According to the changes, the state may use secret surveillance in cases when it is a necessary, appropriate and proportionate means to achieve legitimate goals, which can be providing national security, avoiding disorder and crime.
The amendments state for which categories of crime secret surveillance can be carried out and against whom: Persons may be targeted who are directly related to a crime or if a person with whom they have communication is related to a crime.
The changes will bring in an obligation to inform the person that he is under secret surveillance and that they can appeal it.
76 MPs voted for the legislative amendments against 0. Changes are applied to Criminal Law Proceedings Code.
The process of amending legislation in this area is not finished, however, because it hasn’t been decided who will have access, the so-called ‘key’, to the data gained by surveillance.

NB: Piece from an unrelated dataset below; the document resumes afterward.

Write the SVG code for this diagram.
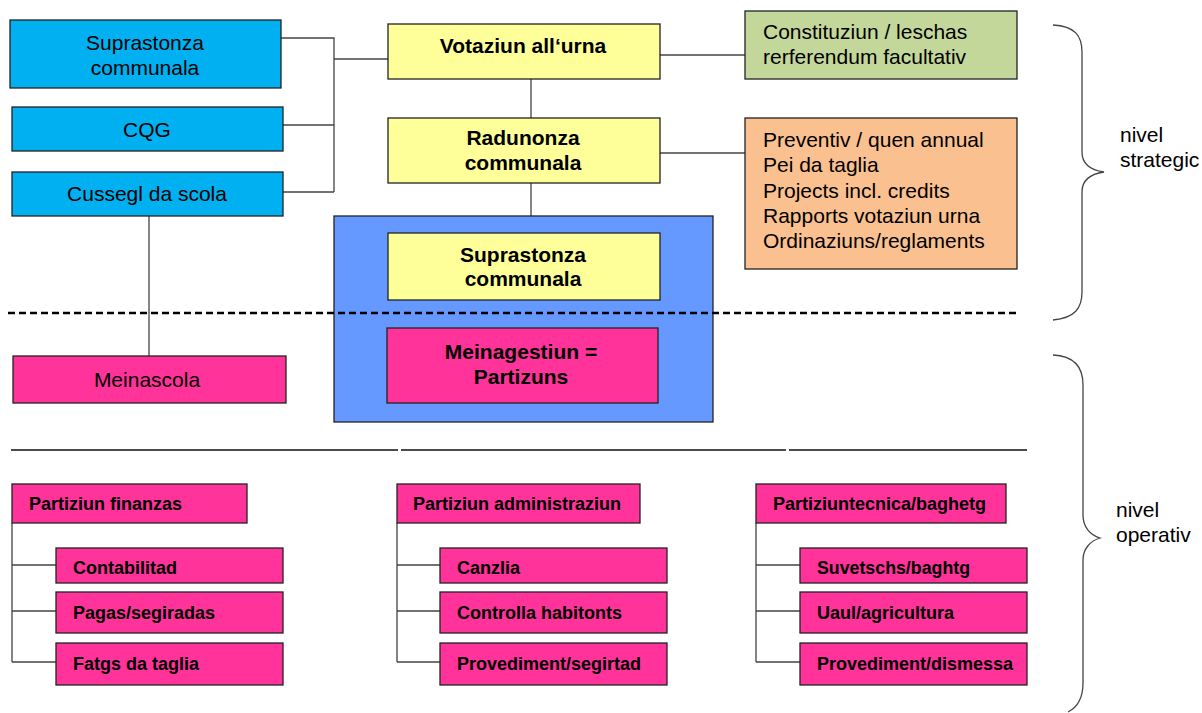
<svg xmlns="http://www.w3.org/2000/svg" width="1202" height="713" viewBox="0 0 1202 713">
<style>
.box{stroke:#222;stroke-width:1.3}
.blue{fill:#00B0F0}.yel{fill:#FFFF99}.grn{fill:#C4D79B}.org{fill:#FAC090}.pink{fill:#FF3399}.big{fill:#6699FF}
.t{font-family:"Liberation Sans",Arial,sans-serif;font-size:21px;fill:#000}
.c{text-anchor:middle}
.b{font-weight:bold;font-size:21px}
.s{font-weight:bold;font-size:18px}
.n{font-family:"Liberation Sans",Arial,sans-serif;font-size:21px;fill:#000}
.ln{stroke:#444;stroke-width:1.3;fill:none}
</style>
<g id="connectors">
<path class="ln" d="M281 38H334V192M283 125H334M283 192H334M334 59H388"/>
<path class="ln" d="M531 79V118M531 183V233M531 300V328"/>
<path class="ln" d="M660 55H745M660 153H745"/>
<path class="ln" d="M149 216V356"/>
<path class="ln" d="M12 523V662M12 565H56M12 611H56M12 662H56"/>
<path class="ln" d="M397 523V662M397 565H440M397 611H440M397 662H440"/>
<path class="ln" d="M756 523V662M756 565H800M756 611H800M756 662H800"/>
</g>
<g id="bigbox"><rect class="box big" x="334" y="216" width="379" height="206"/></g>
<g id="dash"><line x1="8" y1="313" x2="1017" y2="313" stroke="#000" stroke-width="2.5" stroke-dasharray="7,4"/></g>
<g id="sep"><path d="M11 450H398M401 450H786M789 450H1027" stroke="#111" stroke-width="1.4"/></g>
<g id="n-supra1"><rect class="box blue" x="10" y="20" width="271" height="68"/><text class="t c" x="145" y="50">Suprastonza</text><text class="t c" x="145" y="75">communala</text></g>
<g id="n-cqg"><rect class="box blue" x="12" y="107" width="271" height="44"/><text class="t c" x="147" y="137">CQG</text></g>
<g id="n-cussegl"><rect class="box blue" x="12" y="172" width="271" height="44"/><text class="t c" x="147" y="201">Cussegl da scola</text></g>
<g id="n-votaziun"><rect class="box yel" x="388" y="24" width="272" height="55"/><text class="t c b" x="523" y="53">Votaziun all‘urna</text></g>
<g id="n-radunonza"><rect class="box yel" x="388" y="118" width="272" height="65"/><text class="t c b" x="523" y="145">Radunonza</text><text class="t c b" x="523" y="170">communala</text></g>
<g id="n-supra2"><rect class="box yel" x="388" y="233" width="272" height="67"/><text class="t c b" x="523" y="262">Suprastonza</text><text class="t c b" x="523" y="286">communala</text></g>
<g id="n-meinagestiun"><rect class="box pink" x="387" y="328" width="271" height="75"/><text class="t c b" x="521" y="359">Meinagestiun =</text><text class="t c b" x="521" y="384">Partizuns</text></g>
<g id="n-meinascola"><rect class="box pink" x="13" y="356" width="273" height="47"/><text class="t c" x="147" y="387">Meinascola</text></g>
<g id="n-constituziun"><rect class="box grn" x="745" y="11" width="272" height="68"/><text class="t" x="763" y="39">Constituziun / leschas</text><text class="t" x="763" y="64">rerferendum facultativ</text></g>
<g id="n-preventiv"><rect class="box org" x="745" y="118" width="272" height="151"/><text class="t" x="763" y="147">Preventiv / quen annual</text><text class="t" x="763" y="172">Pei da taglia</text><text class="t" x="763" y="198">Projects incl. credits</text><text class="t" x="763" y="223">Rapports  votaziun urna</text><text class="t" x="763" y="248">Ordinaziuns/reglaments</text></g>
<g id="n-finanzas"><rect class="box pink" x="12" y="484" width="235" height="39"/><text class="t s" x="29" y="510">Partiziun finanzas</text></g>
<g id="n-contabilitad"><rect class="box pink" x="56" y="548" width="227" height="35"/><text class="t s" x="73" y="574">Contabilitad</text></g>
<g id="n-pagas"><rect class="box pink" x="56" y="592" width="227" height="41"/><text class="t s" x="73" y="619">Pagas/segiradas</text></g>
<g id="n-fatgs"><rect class="box pink" x="56" y="643" width="227" height="42"/><text class="t s" x="73" y="670">Fatgs da taglia</text></g>
<g id="n-admin"><rect class="box pink" x="397" y="484" width="243" height="39"/><text class="t s" x="413" y="510">Partiziun administraziun</text></g>
<g id="n-canzlia"><rect class="box pink" x="440" y="548" width="227" height="35"/><text class="t s" x="457" y="574">Canzlia</text></g>
<g id="n-controlla"><rect class="box pink" x="440" y="592" width="227" height="41"/><text class="t s" x="457" y="619">Controlla habitonts</text></g>
<g id="n-segirtad"><rect class="box pink" x="440" y="643" width="227" height="42"/><text class="t s" x="457" y="670">Provediment/segirtad</text></g>
<g id="n-tecnica"><rect class="box pink" x="756" y="484" width="250" height="39"/><text class="t s" x="773" y="510">Partiziuntecnica/baghetg</text></g>
<g id="n-suvetschs"><rect class="box pink" x="800" y="548" width="227" height="35"/><text class="t s" x="817" y="574" textLength="153" lengthAdjust="spacingAndGlyphs">Suvetschs/baghtg</text></g>
<g id="n-uaul"><rect class="box pink" x="800" y="592" width="227" height="41"/><text class="t s" x="817" y="619">Uaul/agricultura</text></g>
<g id="n-dismessa"><rect class="box pink" x="800" y="643" width="227" height="42"/><text class="t s" x="817" y="670">Provediment/dismessa</text></g>
<g id="brace-strategic"><path class="ln" d="M1053 25C1075 26 1082 36 1082 52V152C1082 163 1090 170 1104 172C1090 174 1082 181 1082 192V292C1082 308 1075 318 1053 320" stroke="#555"/><text class="n" x="1120" y="142">nivel</text><text class="n" x="1120" y="167">strategic</text></g>
<g id="brace-operativ"><path class="ln" d="M1053 355C1075 356 1083 368 1083 385V515C1083 527 1090 535 1100 538C1090 541 1083 549 1083 560V683C1083 698 1078 707 1068 712" stroke="#555"/><text class="n" x="1116" y="517">nivel</text><text class="n" x="1116" y="542">operativ</text></g>
</svg>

There is also disagreement about whether law enforcement bodies should be able to listen to a target’s conversations without notifying the communication company.
Parliament is now putting together an 18-member working group to find a solution. The group has until November 1 to prepare a draft bill.
The campaign This Affects You Too, which authored the legislative amendments and has been urging the government to change legislation about secret surveillance, welcomed parliament’s passing the amendments and improving legislation in this area.
This Affects You Too thinks that law enforcement bodies should not have direct access to people’s telecommunication data and phone conversations.
Law enforcers still have access keys and will have so at least until November 1, when the draft bill must be ready.
Campaigners claim that the issue of access to servers of mobile operators was the most important issue requiring legislative amendments.
The previous government, which also had direct access to mobile operator servers and people’s personal data, were able to amass a huge archive of people’s private lives, and used the archive to put pressure on individuals in ways reminiscent of the ‘honey pot trap’ used by the Soviet intelligence service KGB.
“The Georgian parliament did not have the political courage to support ending this faulty practice,” This Affects You Too writes.